I asked myself why he would have held on to all these papers. Maybe the drama for him never ended. I kept staring at his pictures and wondered why he fascinated me. Was it because his pictures reveal a certain sadness in his eyes, or was it that in spite of all the adversity, he finally achieved his goal of becoming a Canadian citizen. The 1940 National Registration Regulations and his Certificate of Exemption with his fingerprints said it all. He was one of those people who came to Canada for a better life and was caught in a web spun by forces greater than him. Luigi was neither a subversive nor a spy, just someone who, like countless people like him, people with names like Carbone, D’Amico, Dieni, D’Iorio, Nincheri, Esposito, Corbo – fathers, sons, husbands – was simply looking for a place in the sun.

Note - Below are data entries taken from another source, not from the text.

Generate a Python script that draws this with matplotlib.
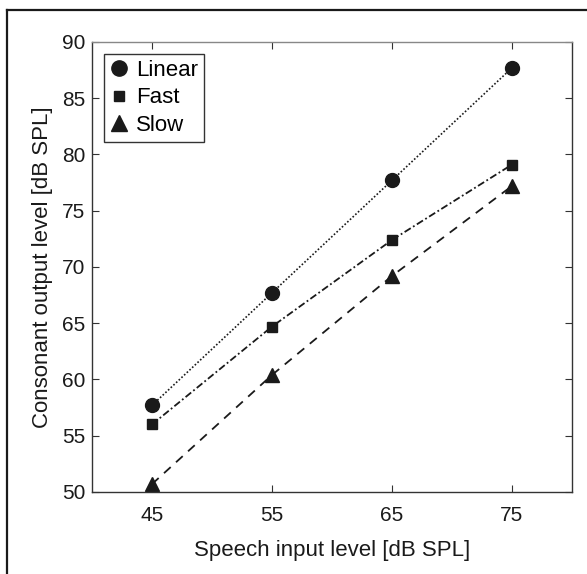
import matplotlib
matplotlib.use('Agg')
import matplotlib.pyplot as plt
from matplotlib.lines import Line2D

plt.rcParams['font.family'] = ['Liberation Sans', 'DejaVu Sans']

# data
speech_level = [45, 55, 65, 75]
linear = [57.7, 67.7, 77.7, 87.7]
fast = [56.0, 64.7, 72.4, 79.1]
slow = [50.7, 60.4, 69.2, 77.2]

fig = plt.figure(figsize=(5.87, 5.74), dpi=100)
ax = fig.add_axes([0.1567, 0.1429, 0.8177, 0.784])

ax.plot(speech_level, linear, color='#1a1a1a', linestyle=(0, (1, 1.2)), linewidth=1.2,
        marker='o', markersize=10, label='Linear')
ax.plot(speech_level, fast, color='#1a1a1a', linestyle=(0, (4, 1.5, 1, 1.5)), linewidth=1.3,
        marker='s', markersize=7, label='Fast')
ax.plot(speech_level, slow, color='#1a1a1a', linestyle=(0, (5, 4)), linewidth=1.3,
        marker='^', markersize=10, label='Slow')

ax.set_xlim(40, 80)
ax.set_ylim(50, 90)
ax.set_xticks(speech_level)
ax.set_yticks(range(50, 91, 5))
ax.tick_params(direction='in', top=True, right=True, labelsize=15, length=5,
               color='#333333', labelcolor='#1a1a1a', pad=5)
ax.tick_params(axis='x', pad=10)
for s in ax.spines.values():
    s.set_color('#333333')
    s.set_linewidth(1.0)
ax.spines['top'].set_color('#888888')

ax.set_xlabel('Speech input level [dB SPL]', fontsize=16, color='#1a1a1a', labelpad=11)
ax.set_ylabel('Consonant output level [dB SPL]', fontsize=16, color='#1a1a1a', labelpad=6)

leg = ax.legend(loc='upper left', fontsize=16, frameon=True, fancybox=False,
                edgecolor='#333333', handlelength=0.8, handletextpad=0.4,
                borderpad=0.25, labelspacing=0.3, borderaxespad=0.55,
                framealpha=1, markerscale=1.1)
leg.get_frame().set_linewidth(1.0)
for h in leg.legend_handles:
    h.set_linestyle('none')

# partial frame (top and left edges only) as in the source image
fx = 7 / 587
fy = 1 - 10 / 574
fig.add_artist(Line2D([fx, fx], [0, fy], transform=fig.transFigure,
                      color='#1a1a1a', linewidth=1.6, solid_capstyle='projecting'))
fig.add_artist(Line2D([fx, 1], [fy, fy], transform=fig.transFigure,
                      color='#1a1a1a', linewidth=1.6, solid_capstyle='projecting'))

fig.savefig('out.png', dpi=100)
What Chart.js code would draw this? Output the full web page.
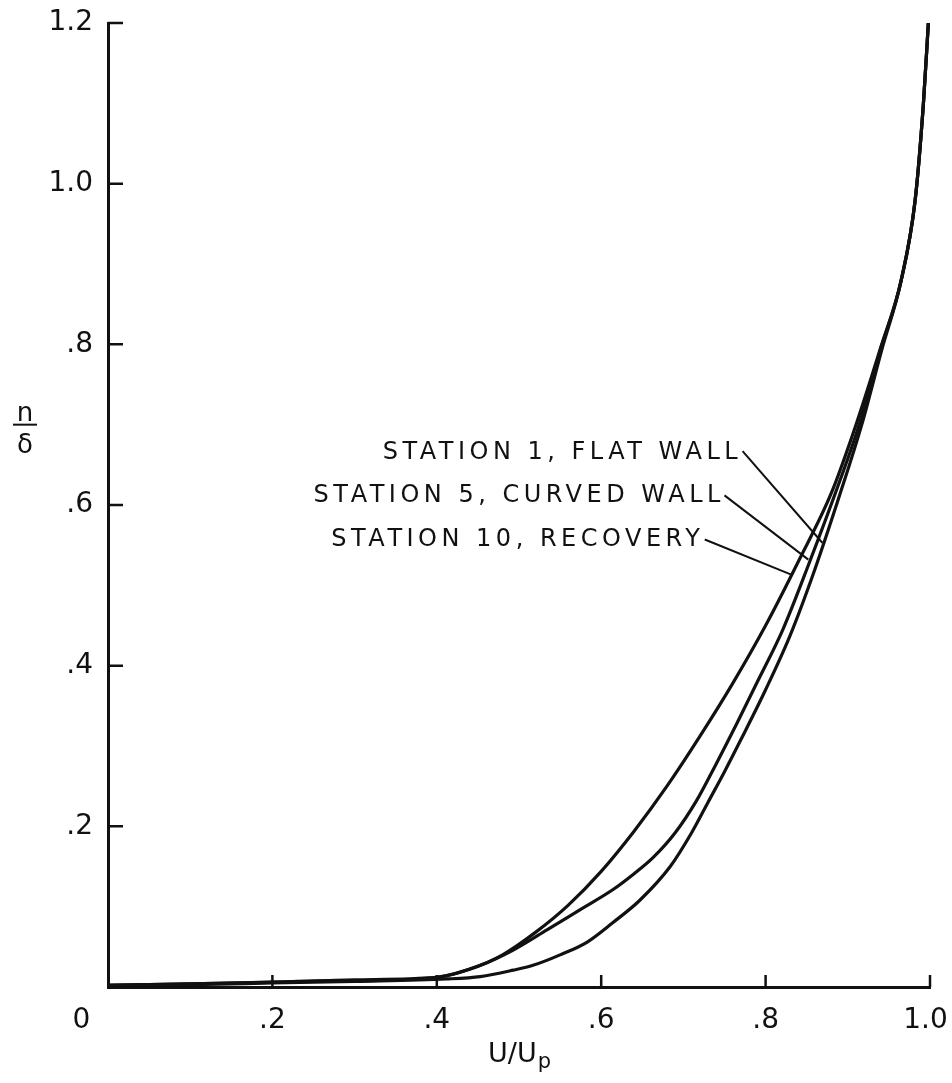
<!DOCTYPE html>
<html>
<head>
<meta charset="utf-8">
<script src="https://cdn.jsdelivr.net/npm/chart.js@4/dist/chart.umd.min.js"></script>
<style>
  html, body { margin: 0; padding: 0; background: #fff; }
  #wrap { width: 952px; height: 1083px; }
</style>
</head>
<body>
<div id="wrap"><canvas id="myChart"></canvas></div>
<script>
// Axis ticks
const xTicks = [0, 0.2, 0.4, 0.6, 0.8, 1.0];
const xTickLabels = ['0', '.2', '.4', '.6', '.8', '1.0'];
const yTicks = [0, 0.2, 0.4, 0.6, 0.8, 1.0, 1.2];
const yTickLabels = ['', '.2', '.4', '.6', '.8', '1.0', '1.2'];

// Station 1, flat wall
const uStation1 = [0, 0.1, 0.2, 0.3, 0.412, 0.453, 0.493, 0.517, 0.55, 0.583, 0.614, 0.647, 0.684, 0.71, 0.73, 0.75, 0.77, 0.80, 0.83, 0.86, 0.89, 0.917, 0.941, 0.965, 0.982, 0.992, 0.998];
const yStation1 = [0.002, 0.003, 0.005, 0.007, 0.010, 0.013, 0.021, 0.027, 0.040, 0.056, 0.080, 0.108, 0.150, 0.192, 0.230, 0.268, 0.308, 0.370, 0.438, 0.520, 0.612, 0.700, 0.792, 0.880, 0.980, 1.100, 1.2];

// Station 5, curved wall
const uStation5 = [0, 0.1, 0.2, 0.3, 0.4, 0.453, 0.493, 0.534, 0.574, 0.614, 0.64, 0.663, 0.69, 0.716, 0.74, 0.765, 0.79, 0.821, 0.852, 0.891, 0.912, 0.94, 0.965, 0.982, 0.992, 0.998];
const yStation5 = [0.002, 0.004, 0.006, 0.008, 0.012, 0.027, 0.046, 0.071, 0.096, 0.121, 0.141, 0.161, 0.192, 0.232, 0.278, 0.328, 0.380, 0.445, 0.525, 0.632, 0.694, 0.794, 0.880, 0.980, 1.100, 1.2];

// Station 10, recovery
const uStation10 = [0, 0.1, 0.2, 0.3, 0.4, 0.44, 0.48, 0.52, 0.56, 0.60, 0.64, 0.68, 0.72, 0.76, 0.80, 0.84, 0.88, 0.91, 0.94, 0.965, 0.982, 0.992, 0.998];
const yStation10 = [0.002, 0.004, 0.006, 0.009, 0.012, 0.022, 0.040, 0.068, 0.102, 0.144, 0.194, 0.250, 0.312, 0.378, 0.450, 0.530, 0.615, 0.700, 0.796, 0.880, 0.980, 1.100, 1.2];

// Curve labels with leader lines (data coords)
const curveLabels = [
  { text: 'STATION 1, FLAT WALL',   tx: 0.766, ty: 0.665, from: [0.772, 0.667], to: [0.869, 0.553] },
  { text: 'STATION 5, CURVED WALL', tx: 0.745, ty: 0.611, from: [0.750, 0.612], to: [0.852, 0.532] },
  { text: 'STATION 10, RECOVERY',   tx: 0.720, ty: 0.557, from: [0.726, 0.557], to: [0.832, 0.513] }
];

const toPoints = (us, ys) => us.map((u, i) => ({ x: u, y: ys[i] }));
const INK = '#111';
const FONT = "'DejaVu Sans', sans-serif";

function curve(us, ys) {
  return {
    data: toPoints(us, ys),
    showLine: true,
    borderColor: INK,
    borderWidth: 3.2,
    pointRadius: 0,
    cubicInterpolationMode: 'monotone',
    fill: false
  };
}

// inward ticks, axis titles and the curve labels
const paperDecor = {
  id: 'paperDecor',
  afterDraw(chart) {
    const { ctx, chartArea, scales } = chart;
    const xs = scales.x, ys = scales.y;
    ctx.save();
    ctx.strokeStyle = INK;
    ctx.fillStyle = INK;
    ctx.lineWidth = 2.5;
    ctx.lineCap = 'butt';

    // ticks pointing into the plot
    ctx.beginPath();
    xTicks.slice(1).forEach(v => {
      const px = xs.getPixelForValue(v);
      ctx.moveTo(px, chartArea.bottom);
      ctx.lineTo(px, chartArea.bottom - 12);
    });
    yTicks.slice(1).forEach(v => {
      const py = ys.getPixelForValue(v);
      ctx.moveTo(chartArea.left, py);
      ctx.lineTo(chartArea.left + 15, py);
    });
    ctx.stroke();

    // x title: U/Up
    const cx = (chartArea.left + chartArea.right) / 2;
    const base = chartArea.bottom + 75;
    ctx.font = '27px ' + FONT;
    const w1 = ctx.measureText('U/U').width;
    ctx.font = '21px ' + FONT;
    const w2 = ctx.measureText('p').width;
    let sx = cx - (w1 + w2) / 2;
    ctx.textAlign = 'left';
    ctx.textBaseline = 'alphabetic';
    ctx.font = '27px ' + FONT;
    ctx.fillText('U/U', sx, base);
    ctx.font = '21px ' + FONT;
    ctx.fillText('p', sx + w1 + 1, base + 6);

    // y title: n over delta
    const fx = chartArea.left - 83;
    const fy = ys.getPixelForValue(0.7);
    ctx.textAlign = 'center';
    ctx.font = '26px ' + FONT;
    ctx.fillText('n', fx, fy - 4);
    ctx.lineWidth = 2;
    ctx.beginPath();
    ctx.moveTo(fx - 12, fy);
    ctx.lineTo(fx + 12, fy);
    ctx.stroke();
    ctx.fillText('δ', fx, fy + 28);

    // curve labels
    const spacing = 4.5;
    ctx.font = '24px ' + FONT;
    ctx.letterSpacing = spacing + 'px';
    ctx.textAlign = 'right';
    ctx.textBaseline = 'middle';
    curveLabels.forEach(l => {
      ctx.fillText(l.text, xs.getPixelForValue(l.tx) + spacing, ys.getPixelForValue(l.ty));
      ctx.beginPath();
      ctx.moveTo(xs.getPixelForValue(l.from[0]), ys.getPixelForValue(l.from[1]));
      ctx.lineTo(xs.getPixelForValue(l.to[0]), ys.getPixelForValue(l.to[1]));
      ctx.stroke();
    });
    ctx.restore();
  }
};

const ctx = document.getElementById('myChart').getContext('2d');

new Chart(ctx, {
  type: 'scatter',
  data: {
    datasets: [
      curve(uStation1, yStation1),
      curve(uStation5, yStation5),
      curve(uStation10, yStation10)
    ]
  },
  options: {
    responsive: true,
    maintainAspectRatio: false,
    animation: false,
    layout: { padding: { top: 23, right: 22, left: 0, bottom: 0 } },
    plugins: {
      legend: { display: false },
      tooltip: { enabled: false }
    },
    scales: {
      x: {
        type: 'linear',
        min: 0,
        max: 1,
        afterBuildTicks: s => { s.ticks = xTicks.map(v => ({ value: v })); },
        afterFit: s => { s.height = 96; s.paddingLeft = 0; s.paddingRight = 0; },
        grid: { display: false, drawTicks: false },
        border: { display: true, color: INK, width: 3 },
        ticks: {
          color: INK,
          padding: 17,
          maxRotation: 0,
          font: { family: FONT, size: 28 },
          // trailing spaces nudge the end labels inward, as on the original
          callback: (v, i) => {
            if (i === 0) return xTickLabels[0] + '      ';
            if (i === xTickLabels.length - 1) return xTickLabels[i] + ' ';
            return xTickLabels[i];
          }
        }
      },
      y: {
        type: 'linear',
        min: 0,
        max: 1.2,
        afterBuildTicks: s => { s.ticks = yTicks.map(v => ({ value: v })); },
        afterFit: s => { s.width = 108; s.paddingTop = 0; s.paddingBottom = 0; },
        grid: { display: false, drawTicks: false },
        border: { display: true, color: INK, width: 3 },
        ticks: {
          color: INK,
          padding: 15,
          font: { family: FONT, size: 28 },
          callback: (v, i) => yTickLabels[i]
        }
      }
    }
  },
  plugins: [paperDecor]
});
</script>
</body>
</html>
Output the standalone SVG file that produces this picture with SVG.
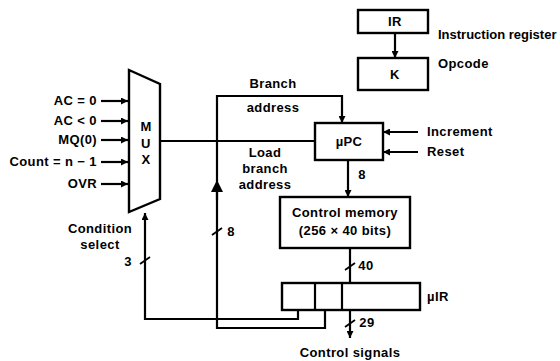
<svg xmlns="http://www.w3.org/2000/svg" width="560" height="361" viewBox="0 0 560 361">
<style>
text{font-family:"Liberation Sans",Arial,sans-serif;font-weight:bold;font-size:13px;fill:#000;letter-spacing:0.4px}
.box{fill:#fff;stroke:#000;stroke-width:2.4}
.ln{fill:none;stroke:#000;stroke-width:2.2}
.tk{fill:none;stroke:#000;stroke-width:1.8}
</style>
<defs>
<marker id="ah" viewBox="0 0 10 10" refX="10" refY="5" markerWidth="7" markerHeight="7" markerUnits="userSpaceOnUse" orient="auto"><path d="M0,0L10,5L0,10z" fill="#000"/></marker>
<marker id="big" viewBox="0 0 10 10" refX="5" refY="5" markerWidth="12" markerHeight="12" markerUnits="userSpaceOnUse" orient="auto"><path d="M0,0L10,5L0,10z" fill="#000"/></marker>
</defs>
<g id="connectors">
<line class="ln" x1="395" y1="33" x2="395" y2="58" marker-end="url(#ah)"/>
<line class="ln" x1="101" y1="101" x2="128" y2="101" marker-end="url(#ah)"/>
<line class="ln" x1="101" y1="121" x2="128" y2="121" marker-end="url(#ah)"/>
<line class="ln" x1="101" y1="140" x2="128" y2="140" marker-end="url(#ah)"/>
<line class="ln" x1="101" y1="162" x2="128" y2="162" marker-end="url(#ah)"/>
<line class="ln" x1="101" y1="184" x2="128" y2="184" marker-end="url(#ah)"/>
<line class="ln" x1="160" y1="141" x2="315" y2="141"/>
<polyline class="ln" points="325,310 325,328 217,328 217,96 342,96 342,123" marker-end="url(#ah)"/>
<line class="ln" x1="217" y1="200" x2="217" y2="186" marker-end="url(#big)"/>
<polyline class="ln" points="298,310 298,319 145,319 145,213" marker-end="url(#ah)"/>
<line class="ln" x1="418" y1="132" x2="383" y2="132" marker-end="url(#ah)"/>
<line class="ln" x1="418" y1="152" x2="383" y2="152" marker-end="url(#ah)"/>
<line class="ln" x1="348" y1="160" x2="348" y2="197" marker-end="url(#ah)"/>
<line class="ln" x1="350" y1="248" x2="350" y2="283"/>
<line class="ln" x1="350" y1="310" x2="350" y2="338" marker-end="url(#ah)"/>
<line class="tk" x1="140" y1="264" x2="150" y2="257"/>
<line class="tk" x1="212" y1="235" x2="222" y2="228"/>
<line class="tk" x1="345" y1="270" x2="355" y2="263"/>
<line class="tk" x1="345" y1="327" x2="355" y2="320"/>
</g>
<g id="ir"><rect class="box" x="358" y="10" width="70" height="23"/><text x="395" y="26" text-anchor="middle">IR</text></g>
<g id="k"><rect class="box" x="358" y="58" width="70" height="32"/><text x="395" y="79" text-anchor="middle">K</text></g>
<text x="438" y="39" style="letter-spacing:0">Instruction register</text>
<text x="438" y="68">Opcode</text>
<g id="mux"><polygon class="box" points="129,70 160,84 160,199 129,212"/>
<text x="146" y="131" text-anchor="middle">M</text><text x="146" y="148" text-anchor="middle">U</text><text x="146" y="164" text-anchor="middle">X</text></g>
<g id="inputs">
<text x="97" y="105" text-anchor="end">AC = 0</text>
<text x="97" y="125" text-anchor="end">AC &lt; 0</text>
<text x="97" y="144" text-anchor="end">MQ(0)</text>
<text x="97" y="166" text-anchor="end">Count = n − 1</text>
<text x="97" y="188" text-anchor="end">OVR</text>
</g>
<g id="upc"><rect class="box" x="315" y="123" width="68" height="37"/><text x="349" y="146" text-anchor="middle">µPC</text></g>
<text x="427" y="136">Increment</text>
<text x="427" y="156">Reset</text>
<g id="cm"><rect class="box" x="280" y="197" width="130" height="51"/>
<text x="345" y="217" text-anchor="middle">Control memory</text>
<text x="345" y="235" text-anchor="middle">(256 × 40 bits)</text></g>
<g id="uir"><rect class="box" x="282" y="283" width="138" height="27"/>
<line class="ln" x1="315" y1="283" x2="315" y2="310"/><line class="ln" x1="342" y1="283" x2="342" y2="310"/></g>
<text x="427" y="301">µIR</text>
<text x="273" y="88" text-anchor="middle">Branch</text>
<text x="273" y="112" text-anchor="middle">address</text>
<text x="265" y="157" text-anchor="middle">Load</text>
<text x="265" y="173" text-anchor="middle">branch</text>
<text x="265" y="189" text-anchor="middle">address</text>
<text x="100" y="233" text-anchor="middle">Condition</text>
<text x="100" y="249" text-anchor="middle">select</text>
<text x="128" y="266" text-anchor="middle">3</text>
<text x="231" y="236" text-anchor="middle">8</text>
<text x="362" y="179" text-anchor="middle">8</text>
<text x="366" y="270" text-anchor="middle">40</text>
<text x="367" y="327" text-anchor="middle">29</text>
<text x="350" y="357" text-anchor="middle">Control signals</text>
</svg>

Though today Canada has a stellar reputation as a champion of tolerance and human rights, the Canadian government has not yet come to terms with its internment of Italian-Canadians. It has not yet officially recognized the suffering it caused individuals and families who were stripped of their property as well as their rights and privileges as citizens – and their honour and dignity as human beings. So that our children may continue to carry with them pride for our country, it is our moral obligation to preserve for them the stories, no matter how painful and disturbing, that recount the difficulties endured by their forefathers in their journey to become proud Canadians.

Pasquale L. Iacobacci

Director General, CCPI-Casa d’Italia.